Image conversion

Convert PNG to SVG

Drop a PNG and get a scalable SVG outline back. The tracer produces a single-colour vector, so it works best for logos, icons, and line art. The conversion runs entirely in your browser, so the image never leaves your device.

About PNG to SVG

SVG is a vector format, shapes described as paths rather than pixels, so it scales to any size without blurring. Converting a PNG to SVG works by reading the image by brightness, finding the boundaries of the darker regions, and approximating them with smooth vector curves. The result is a single-colour (monochrome) outline rather than a full-colour copy, which is exactly what you want for a logo, icon, or piece of line art. Photographs and images with many colours or fine gradients do not trace well: they produce very large, complex SVGs that are unlikely to be useful.

Is it private?

Yes.
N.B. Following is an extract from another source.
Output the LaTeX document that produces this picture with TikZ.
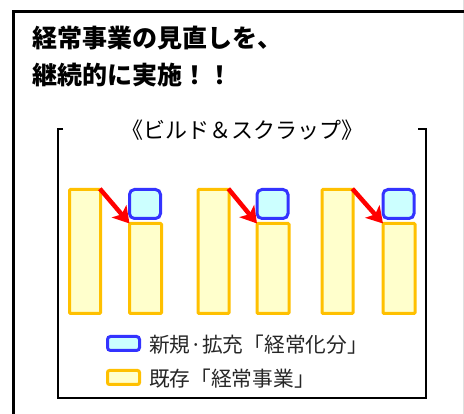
\documentclass[tikz,border=0pt]{standalone}
\usepackage{fontspec}
\newfontfamily\jp{Noto Sans CJK JP}
\usetikzlibrary{arrows.meta}
\definecolor{barline}{HTML}{FFC000}
\definecolor{barfill}{HTML}{FFFFCC}
\definecolor{newline}{HTML}{3333FF}
\definecolor{newfill}{HTML}{CCFFFF}
\definecolor{arrowred}{HTML}{FF0000}
\begin{document}
\begin{tikzpicture}[x=1pt,y=-1pt,
  bar/.style={draw=barline, fill=barfill, line width=3pt, inner sep=0pt, outer sep=0pt, rounded corners=1pt},
  tallbar/.style={bar, minimum width=31pt, minimum height=124pt},
  shortbar/.style={bar, minimum width=32pt, minimum height=90pt},
  newbox/.style={draw=newline, fill=newfill, line width=3pt, inner sep=0pt, outer sep=0pt, rounded corners=5pt, minimum width=31pt, minimum height=29pt},
  keynew/.style={draw=newline, fill=newfill, line width=3pt, inner sep=0pt, rounded corners=3pt, minimum width=32pt, minimum height=14pt},
  keyold/.style={draw=barline, fill=barfill, line width=3pt, inner sep=0pt, rounded corners=2pt, minimum width=32pt, minimum height=14pt},
  redarrow/.style={draw=arrowred, line width=4.5pt, shorten <=-1pt, -{Stealth[length=16pt,width=19pt,inset=4pt]}},
  frameline/.style={draw=black, line width=2pt},
  titletext/.style={anchor=west, inner sep=0pt, font=\jp\bfseries\fontsize{25pt}{30pt}\selectfont},
  legendtext/.style={anchor=west, inner sep=0pt, text=black!85, font=\jp\fontsize{20.7pt}{25pt}\selectfont}
]
\useasboundingbox (0,0) rectangle (464,414);
\clip (0,0) rectangle (464,414);
\fill[white] (0,0) rectangle (464,414);
% faint right edge line
\draw[black!12, line width=1pt] (463.5,0) -- (463.5,414);
% outer frame (clipped)
\draw[black, line width=3pt] (13,430) -- (13,12) -- (480,12);
% title
\node[titletext] (title1) at (32,38) {経常事業の見直しを、};
\node[titletext] (title2) at (32,75) {継続的に実施！！};
% inner bracket frame
\draw[frameline] (63,129) -- (58,129) -- (58,398) -- (426,398) -- (426,129) -- (418,129);
\node[font=\jp\fontsize{22pt}{26pt}\selectfont, inner sep=0pt] (sub) at (242.5,130) {《ビルド＆スクラップ》};
% group 1
\node[tallbar] (t1) at (85,251.5) {};
\node[newbox] (n1) at (145,204) {};
\node[shortbar] (s1) at (145.5,268.5) {};
% group 2
\node[tallbar] (t2) at (213.5,251.5) {};
\node[newbox] (n2) at (272.5,204) {};
\node[shortbar] (s2) at (273,268.5) {};
% group 3
\node[tallbar] (t3) at (337.5,251.5) {};
\node[newbox] (n3) at (398.5,204) {};
\node[shortbar] (s3) at (399,268.5) {};
% arrows
\draw[redarrow] (t1.north east) -- (s1.north west);
\draw[redarrow] (t2.north east) -- (s2.north west);
\draw[redarrow] (t3.north east) -- (s3.north west);
% legend
\node[keynew] (k1) at (123.5,343.5) {};
\node[legendtext] (l1) at (149,345) {新規·拡充「経常化分」};
\node[keyold] (k2) at (123.5,377.5) {};
\node[legendtext] (l2) at (149,379) {既存「経常事業」};
\end{tikzpicture}
\end{document}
The converter is WebAssembly and browser APIs running on your own machine. Nothing is uploaded, stored, or seen by us. There is no server to send files to.

Frequently asked questions

What kinds of images convert well to SVG?
Logos, icons, line art, and other high-contrast artwork trace cleanly into vector paths. Photographs and images with many colours or fine gradients do not trace well and produce large, complex SVGs.
Will the SVG keep the original colours?
No. The tracer produces a single-colour (monochrome) vector outline of the shapes, not a full-colour copy. It reads the image by brightness and outlines the darker regions, which is ideal for a logo or icon you want as one solid colour, but it does not reproduce multi-colour artwork.
Are my images uploaded to a server?
No. The conversion runs on your device using WebAssembly and browser APIs. Your image is never sent anywhere, and the tool keeps working even if you go offline after the page loads.
Is it free, and do I need an account?
It is free with no watermarks, no daily caps, and no sign-up. Drop a file, convert it, and download the result.
Why does an SVG scale without blurring?
SVG is a vector format, so shapes are described as paths rather than pixels. The conversion traces the pixel boundaries and approximates them with vector curves, which can then be drawn at any size without blurring.